►
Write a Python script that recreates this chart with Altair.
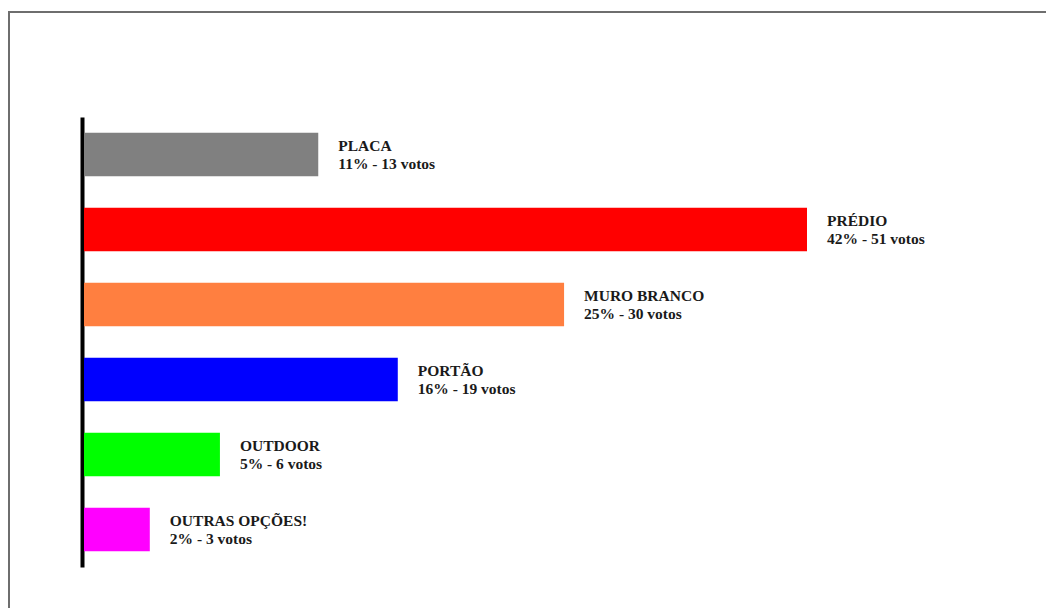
import altair as alt
import pandas as pd

categories = ["PLACA", "PRÉDIO", "MURO BRANCO", "PORTÃO", "OUTDOOR", "OUTRAS OPÇÕES!"]
percents = [11, 42, 25, 16, 5, 2]
votes = [13, 51, 30, 19, 6, 3]
# drawn bar lengths, relative to the longest bar
bar_lengths = [32.4, 100, 66.4, 43.4, 18.8, 9.1]
colors = ["#808080", "#FF0000", "#FF7F40", "#0000FF", "#00FF00", "#FF00FF"]

df = pd.DataFrame({
    "categoria": categories,
    "pct": percents,
    "votos": votes,
    "comprimento": bar_lengths,
    "cor": colors,
})
df["rotulo"] = [f"{c}\n{p}% - {v} votos" for c, p, v in zip(categories, percents, votes)]

xscale = alt.Scale(domain=[0, 100], range=[76, 799])
yscale = alt.Scale(domain=categories, range=[109, 559], paddingInner=0.42, paddingOuter=0.21)

base = alt.Chart(df)

bars = base.mark_bar().encode(
    x=alt.X("comprimento:Q", scale=xscale, axis=None),
    y=alt.Y("categoria:N", sort=categories, scale=yscale,
            axis=alt.Axis(labels=False, ticks=False, title=None, grid=False,
                          domain=True, domainColor="black", domainWidth=4,
                          offset=-74)),
    color=alt.Color("cor:N", scale=None, legend=None),
)

labels = base.mark_text(
    align="left", baseline="middle", dx=20, dy=-9, lineBreak="\n", lineHeight=18,
    font="Liberation Serif", fontWeight="bold", fontSize=15.5, color="#1a1a1a",
).encode(
    x=alt.X("comprimento:Q", scale=xscale, axis=None),
    y=alt.Y("categoria:N", sort=categories, scale=yscale),
    text="rotulo:N",
)

border_df = pd.DataFrame({"k": [0]})
top_border = alt.Chart(border_df).mark_rule(color="#6e6e6e", strokeWidth=2).encode(
    x=alt.value(0), x2=alt.value(1038), y=alt.value(4), y2=alt.value(4)
)
left_border = alt.Chart(border_df).mark_rule(color="#6e6e6e", strokeWidth=2).encode(
    x=alt.value(1), x2=alt.value(1), y=alt.value(4), y2=alt.value(600)
)

chart = alt.layer(top_border, left_border, bars, labels).properties(
    width=1038, height=600,
    autosize=alt.AutoSizeParams(type="none"),
    padding=0,
    background="white",
).configure_view(stroke="transparent", strokeWidth=0, strokeOpacity=0)

chart.save("out.html", embed_options={"renderer": "svg", "actions": False})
◄
• [Work to be completed] Retype everything in the material word for word, minus pictures.

• [Answer]
Write a Python script that recreates this chart with Altair.
import altair as alt
import pandas as pd

categories = ["PLACA", "PRÉDIO", "MURO BRANCO", "PORTÃO", "OUTDOOR", "OUTRAS OPÇÕES!"]
percents = [11, 42, 25, 16, 5, 2]
votes = [13, 51, 30, 19, 6, 3]
# drawn bar lengths, relative to the longest bar
bar_lengths = [32.4, 100, 66.4, 43.4, 18.8, 9.1]
colors = ["#808080", "#FF0000", "#FF7F40", "#0000FF", "#00FF00", "#FF00FF"]

df = pd.DataFrame({
    "categoria": categories,
    "pct": percents,
    "votos": votes,
    "comprimento": bar_lengths,
    "cor": colors,
})
df["rotulo"] = [f"{c}\n{p}% - {v} votos" for c, p, v in zip(categories, percents, votes)]

xscale = alt.Scale(domain=[0, 100], range=[76, 799])
yscale = alt.Scale(domain=categories, range=[109, 559], paddingInner=0.42, paddingOuter=0.21)

base = alt.Chart(df)

bars = base.mark_bar().encode(
    x=alt.X("comprimento:Q", scale=xscale, axis=None),
    y=alt.Y("categoria:N", sort=categories, scale=yscale,
            axis=alt.Axis(labels=False, ticks=False, title=None, grid=False,
                          domain=True, domainColor="black", domainWidth=4,
                          offset=-74)),
    color=alt.Color("cor:N", scale=None, legend=None),
)

labels = base.mark_text(
    align="left", baseline="middle", dx=20, dy=-9, lineBreak="\n", lineHeight=18,
    font="Liberation Serif", fontWeight="bold", fontSize=15.5, color="#1a1a1a",
).encode(
    x=alt.X("comprimento:Q", scale=xscale, axis=None),
    y=alt.Y("categoria:N", sort=categories, scale=yscale),
    text="rotulo:N",
)

border_df = pd.DataFrame({"k": [0]})
top_border = alt.Chart(border_df).mark_rule(color="#6e6e6e", strokeWidth=2).encode(
    x=alt.value(0), x2=alt.value(1038), y=alt.value(4), y2=alt.value(4)
)
left_border = alt.Chart(border_df).mark_rule(color="#6e6e6e", strokeWidth=2).encode(
    x=alt.value(1), x2=alt.value(1), y=alt.value(4), y2=alt.value(600)
)

chart = alt.layer(top_border, left_border, bars, labels).properties(
    width=1038, height=600,
    autosize=alt.AutoSizeParams(type="none"),
    padding=0,
    background="white",
).configure_view(stroke="transparent", strokeWidth=0, strokeOpacity=0)

chart.save("out.html", embed_options={"renderer": "svg", "actions": False})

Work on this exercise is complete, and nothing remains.